Confirmed, this is just a missed optimization and not a regression at best. If the kernel is using long long on a 32bit target, it needs all support functions including __cmpdi2.
Using void foo(void); int dcache_readdir(long long ll) { if (ll == 0) foo(); } the correct bit-twiddling is generated... So it looks like a generic switch expand issue.
http://gcc.gnu.org/bugzilla/show_bug.cgi?id=21237
(In reply to comment #4) > http://gcc.gnu.org/bugzilla/show_bug.cgi?id=21237 oops, I accidentally posted this link:(
As far as I know the kernel guys rely on the fact that gcc can handle DImode operations without calling libgcc. As Richard pointed out this only fails in this case because the conditional jump is emitted differently for case nodes.
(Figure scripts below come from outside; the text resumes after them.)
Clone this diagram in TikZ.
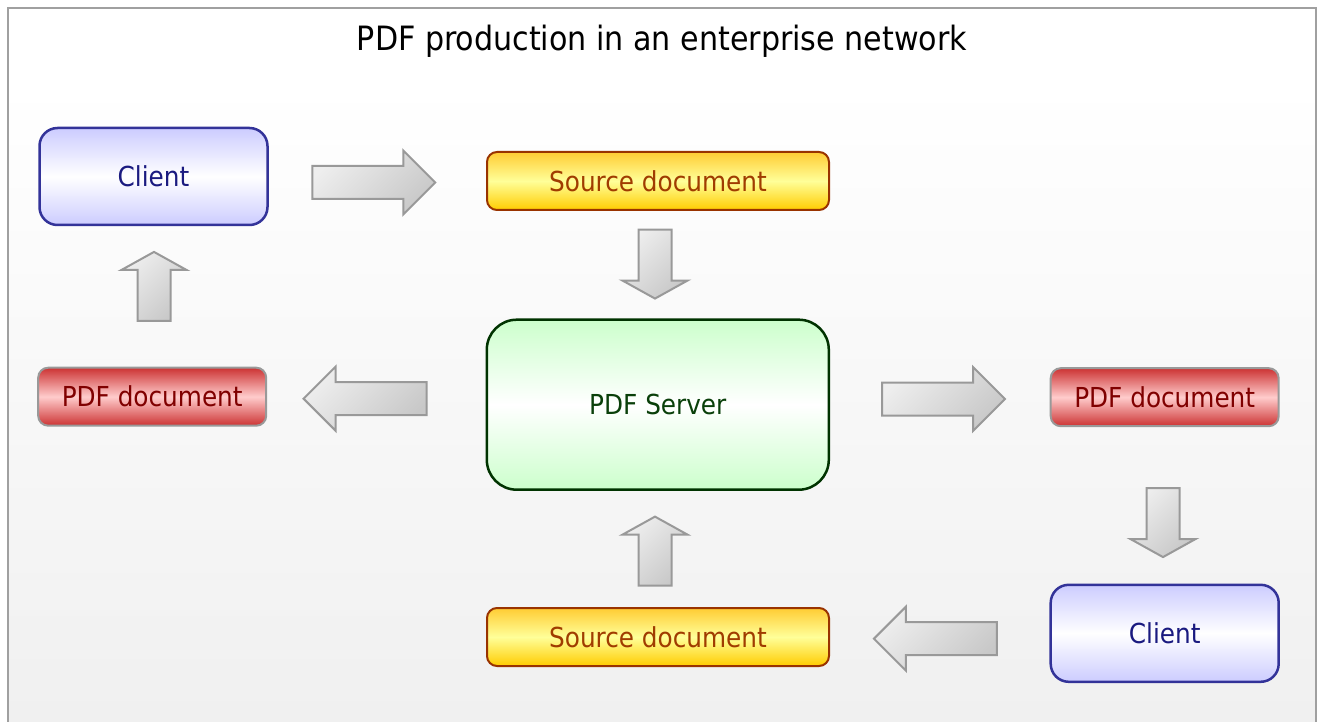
\documentclass[tikz,border=0pt]{standalone}
\usepackage{fontspec}
\setmainfont{DejaVu Sans Condensed}
\usetikzlibrary{shapes.arrows}
\definecolor{rahmen}{HTML}{A0A0A0}
\definecolor{hgunten}{HTML}{F0F0F0}
\definecolor{clientrand}{HTML}{333399}
\definecolor{clientfill}{HTML}{CCCCFF}
\definecolor{clienttext}{HTML}{1A1A80}
\definecolor{quellrand}{HTML}{993300}
\definecolor{quelloben}{HTML}{FFCC33}
\definecolor{quellmitte}{HTML}{FFFF99}
\definecolor{quellunten}{HTML}{FFCC00}
\definecolor{quelltext}{HTML}{A03C00}
\definecolor{pdfrand}{HTML}{999999}
\definecolor{pdffill}{HTML}{CC3333}
\definecolor{pdfmitte}{HTML}{FFCCCC}
\definecolor{pdftext}{HTML}{800000}
\definecolor{serverrand}{HTML}{003300}
\definecolor{serverfill}{HTML}{CCFFCC}
\definecolor{servertext}{HTML}{0A400A}
\definecolor{pfeilhell}{HTML}{EEEEEE}
\definecolor{pfeildunkel}{HTML}{C8C8C8}
\definecolor{pfeilrand}{HTML}{999999}
\tikzstyle{kasten}=[rectangle, inner sep=0pt, font=\fontsize{27.5}{33}\selectfont]
\tikzstyle{client}=[kasten, rounded corners=18pt, minimum width=228pt, minimum height=97pt,
  draw=clientrand, line width=2.5pt, top color=clientfill, bottom color=clientfill,
  middle color=white, text=clienttext]
\tikzstyle{quelle}=[kasten, rounded corners=10pt, minimum width=342pt, minimum height=58pt,
  draw=quellrand, line width=2pt, top color=quelloben, bottom color=quellunten,
  middle color=quellmitte, text=quelltext]
\tikzstyle{pdfdok}=[kasten, rounded corners=10pt, minimum width=228pt, minimum height=58pt,
  draw=pdfrand, line width=2pt, top color=pdffill, bottom color=pdffill,
  middle color=pdfmitte, text=pdftext]
\tikzstyle{server}=[kasten, rounded corners=30pt, minimum width=342pt, minimum height=170pt,
  draw=serverrand, line width=2.5pt, top color=serverfill, bottom color=serverfill,
  middle color=white, text=servertext]
\tikzstyle{pfeil}=[single arrow, inner sep=0pt, text width=31pt, text height=15.5pt,
  text depth=15.5pt, draw=pfeilrand, line width=2pt,
  top color=pfeilhell, bottom color=pfeildunkel, shading angle=45]
\tikzstyle{pfeil waag}=[pfeil, minimum height=123pt,
  single arrow head extend=15.5pt, single arrow tip angle=90]
\tikzstyle{pfeil senk}=[pfeil, minimum height=69pt,
  single arrow head extend=16pt, single arrow tip angle=122]

\begin{document}
\begin{tikzpicture}[x=1pt,y=-1pt]
			% Hintergrund und Rahmen zeichnen
			\useasboundingbox (0,0) rectangle (1318,722);
			\fill[white] (0,0) rectangle (1318,722);
			\shade[top color=white, bottom color=hgunten] (8,81) rectangle (1316,722);
			\draw[rahmen, line width=2.5pt] (8,722) -- (8,8) -- (1316,8) -- (1316,722);
			% Titel
			\node[font=\fontsize{33.5}{40}\selectfont, anchor=base] (titel) at (662,51)
				{PDF production in an enterprise network};
			% Kaesten zeichnen
			\node[client] (client1) at (153.5,176.5) {Client};
			\node[quelle] (quelle1) at (658,181) {Source document};
			\node[pdfdok] (pdf1) at (152.2,396.7) {PDF document};
			\node[server] (server) at (657.8,404.7) {PDF Server};
			\node[pdfdok] (pdf2) at (1164.7,397.2) {PDF document};
			\node[client] (client2) at (1164.7,633.3) {Client};
			\node[quelle] (quelle2) at (658,637) {Source document};
			% Pfeile zeichnen
			\node[pfeil waag, shape border rotate=0] (p1) at (365.5,182.5) {};
			\node[pfeil senk, shape border rotate=270] (p2) at (655,259.5) {};
			\node[pfeil waag, shape border rotate=0] (p3) at (935.3,399) {};
			\node[pfeil senk, shape border rotate=270] (p4) at (1163,518) {};
			\node[pfeil waag, shape border rotate=180] (p5) at (943.7,638.7) {};
			\node[pfeil senk, shape border rotate=90] (p6) at (655,555.7) {};
			\node[pfeil waag, shape border rotate=180] (p7) at (373.3,398.7) {};
			\node[pfeil senk, shape border rotate=90] (p8) at (154,291) {};
		\end{tikzpicture}
\end{document}
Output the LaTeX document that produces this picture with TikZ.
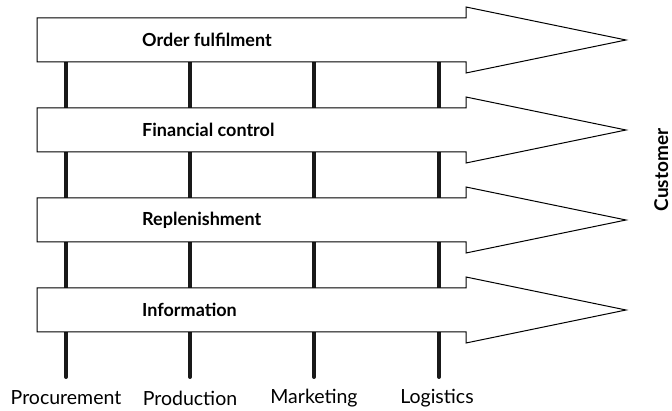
\documentclass[tikz,border=0pt]{standalone}
\usepackage{fontspec}
\setmainfont{Lato}
\begin{document}
\begin{tikzpicture}[x=1pt,y=-1pt,
  flow/.style={draw=black,line width=1pt,fill=white,line join=miter},
  bar/.style={line width=4pt,draw=black!90,line cap=round},
  flowlabel/.style={anchor=west,inner sep=0pt,font=\fontsize{18}{20}\selectfont\bfseries},
  funclabel/.style={inner sep=0pt,font=\fontsize{19.5}{21}\selectfont},
]
\useasboundingbox (0,0) rectangle (672,411);
% functions (bars)
\foreach \n/\x in {proc/66,prod/190,mark/314,logi/439}{
  \coordinate (\n top) at (\x,62);
  \coordinate (\n bot) at (\x,377);
}
\draw[bar] (proctop) -- (procbot);
\draw[bar] (prodtop) -- (prodbot);
\draw[bar] (marktop) -- (markbot);
\draw[bar] (logitop) -- (logibot);
% flow arrows
\foreach \c in {40,130,220,310}{
  \draw[flow] (37,\c-22) -- (466,\c-22) -- (466,\c-33) -- (626,\c) -- (466,\c+33) -- (466,\c+22) -- (37,\c+22) -- cycle;
}
\node[flowlabel] (of) at (142,40) {Order fulfilment};
\node[flowlabel] (fc) at (142,130) {Financial control};
\node[flowlabel] (rp) at (142,220) {Replenishment};
\node[flowlabel] (in) at (142,310) {Information};
\node[funclabel] (procl) at (66,398) {Procurement};
\node[funclabel] (prodl) at (190,398) {Production};
\node[funclabel] (markl) at (314,398) {Marketing};
\node[funclabel] (logil) at (437,398) {Logistics};
\node[inner sep=0pt,anchor=base,rotate=90,font=\fontsize{19}{21}\selectfont\bfseries] (cust) at (668,170) {Customer};
\end{tikzpicture}
\end{document}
A normal DImode compare (on 32bit) is split into SImode compares before emit_cmp_and_jump_insns is called. This is done by do_jump_by_parts_equality. emit_case_nodes in turn calls do_jump_if_equal which calls emit_cmp_and_jump_insns with DImode operands. So I think using the dojump.c machinery in emit_case_nodes should be the way to go - right?!
Yes, this sounds like the way to go.
Subject: Bug 25724 Author: sayle Date: Mon Feb 13 01:55:37 2006 New Revision: 110906 URL: http://gcc.gnu.org/viewcvs?root=gcc&view=rev&rev=110906 Log: PR middle-end/25724 * dojump.c (do_jump): Call do_compare_rtx_and_jump. (do_jump_parts_zero_rtx): New function renamed from do_jump_parts_equality_rtx. Made static. Add a mode argument. (do_jump_parts_equality_rtx): New function split out from do_jump_parts_equality. Old implementation renamed as above. Call do_jump_parts_zero_rtx if either operand is zero. (do_jump_parts_equality): Call do_jump_parts_equality_rtx to do all of the heavy lifting. (do_compare_rtx_and_jump): Handle multi-word comparisons by calling either do_jump_by_parts_greater_rtx or do_jump_by_parts_equality_rtx. * expr.h (do_jump_by_parts_equality_rtx): Remove prototype. * expmed.c (do_cmp_and_jump): Now multi-word optimization has moved to do_compare_rtx_and_jump, call it directly. * stmt.c (do_jump_if_equal): Remove static prototype. Add a mode argument. Call do_compare_rtx_and_jump. (emit_case_nodes): Update calls to do_jump_if_equal. Modified: trunk/gcc/ChangeLog trunk/gcc/dojump.c trunk/gcc/expmed.c trunk/gcc/expr.h trunk/gcc/stmt.c
This has now been fixed on mainline.